Debenture: A secured borrowing by a firm at a specified rate of interest, maturing on a specified date. Debentures are transferable and may have different priority rankings in terms and maturity. (Similar to Secured Loan Stock).
Debt Capital: The part of the Capital which is provided by borrowings. See also Capital and Equity Capital
Debt to Equity Ratio: A measure of the financial strength of a company by comparing the proportion of the Capital of the firm provided by Debt Capital as against Equity Capital. A common way to compute this ratio is to divide the total interest-bearing debt of a firm by its shareholders equity.
Debtor: A person or corporation who owes money. Thus a customer who owes a firm some money on his purchases is referred to as a Trade Debtor, or ‘Account Receivable’.
Deferred Assets: Assets whose convertibility into cash will take more than 12 months. Deferred Liabilities refer to amounts owing which are payable after 12 months.
Deferred Tax: Tax liability which has already been charged to profit and loss account but which is not yet due for payment until after 12 months or more.
Deflation: A condition of generally falling prices, the opposite to Inflation.
Delist: To remove a quoted company’s shares from the official list and board of quotation at the stock exchange.
Depreciation: A business expense which does not involve real outflow of cash but is deducted from sales revenue nevertheless before profit is derived. Depreciation is taken in order to allow for the diminution in the value of various items of fixed assets.
Dilution: The lessening of the earnings or dividend capacity of a share by the issue of more new shares.
Diversification: In investment, it means the division of one’s money among many share; so as to reduce the risk of losing it all when a single share goes bad.

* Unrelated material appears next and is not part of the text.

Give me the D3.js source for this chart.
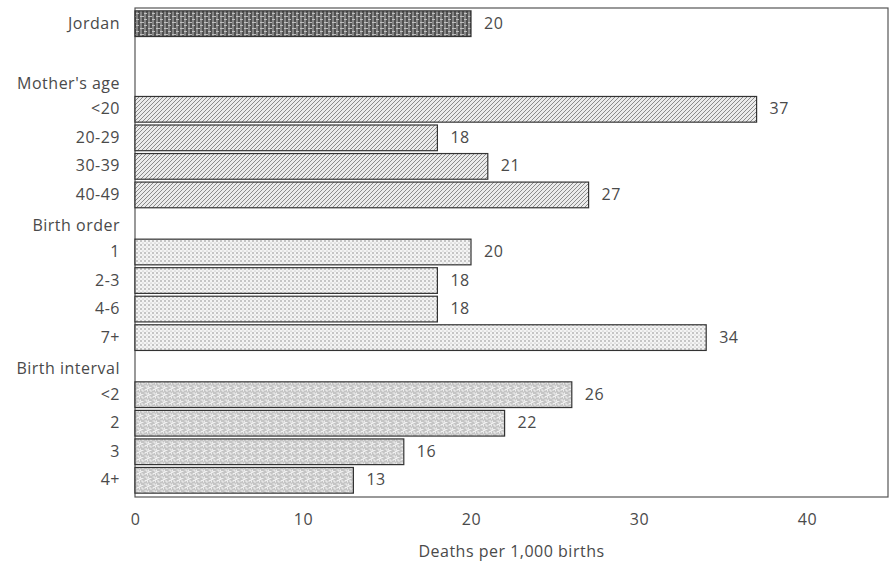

Dividend: Amount paid out of profits to shareholders, usually expressed as sen per share or percentage of par value. Hence, Dividend Per Share.
Dividend Cover: The number of times profit is greater than the amount of dividend paid out.

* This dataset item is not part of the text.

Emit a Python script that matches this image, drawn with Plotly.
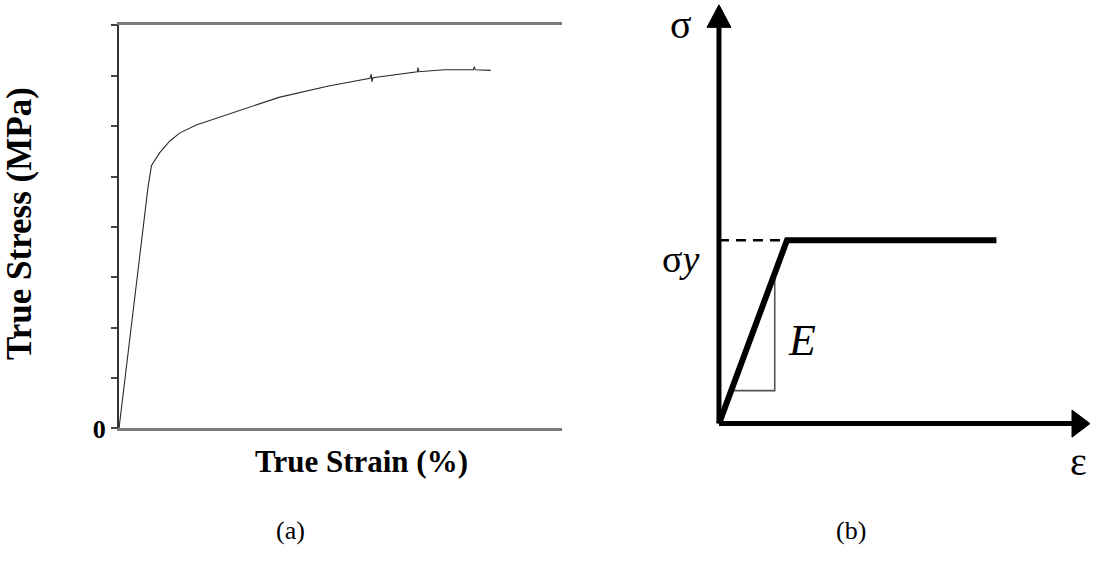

Dividend Multiple (DM): A measure of the value of a share. The number of times at which a share is selling above its dividend. It is obtained by dividing the share price by the Dividend Per Share. A share selling at a low Dividend Multiple can usually be regarded as a cheap share. This is the reciprocal of Dividend Yield (see below).
Dividend Per Share (DPS): Total annual dividend paid out divided by the number of shares outstanding. It can be nett or gross of tax.
Dividend Ranking: The entitlement of newly issued shares to dividend.
Dividend Yield (DY): A very common measure of the value of a share. It is the dividend Per Share divided by the share price. It measures the dividend return from an investment and the higher the return, the cheaper is the investment.
Dividend Withholding Tax: A flat rate tax which is deducted from dividends paid out. This is done by the firm on behalf of the tax department.
Double Taxation Agreement: This refers’ to an agreement between one country and another (or others) to avoid dividends paid out in one country but remitted to the other being taxed at the full rate in both countries. A usual way is to pay dividend without withholding taxes to non-residents but the shareholders are then subject. to tax on the dividend received in his country of residence.
Dow Jones Industrial Averages: The oldest stock exchange index of the world. It is based on 30 of the largest industrial companies listed on the New York Stock Exchange. It is commonly known simply as DJ or DJIA.
Dow Theory: The most important theory of Technical Analysis. This theory holds that stock market moves in cycles and that there are three types of movements: Primary, Secondary and Minor. Each type of movement has a roughly fixed period. Dow Theory is used for Market Timing.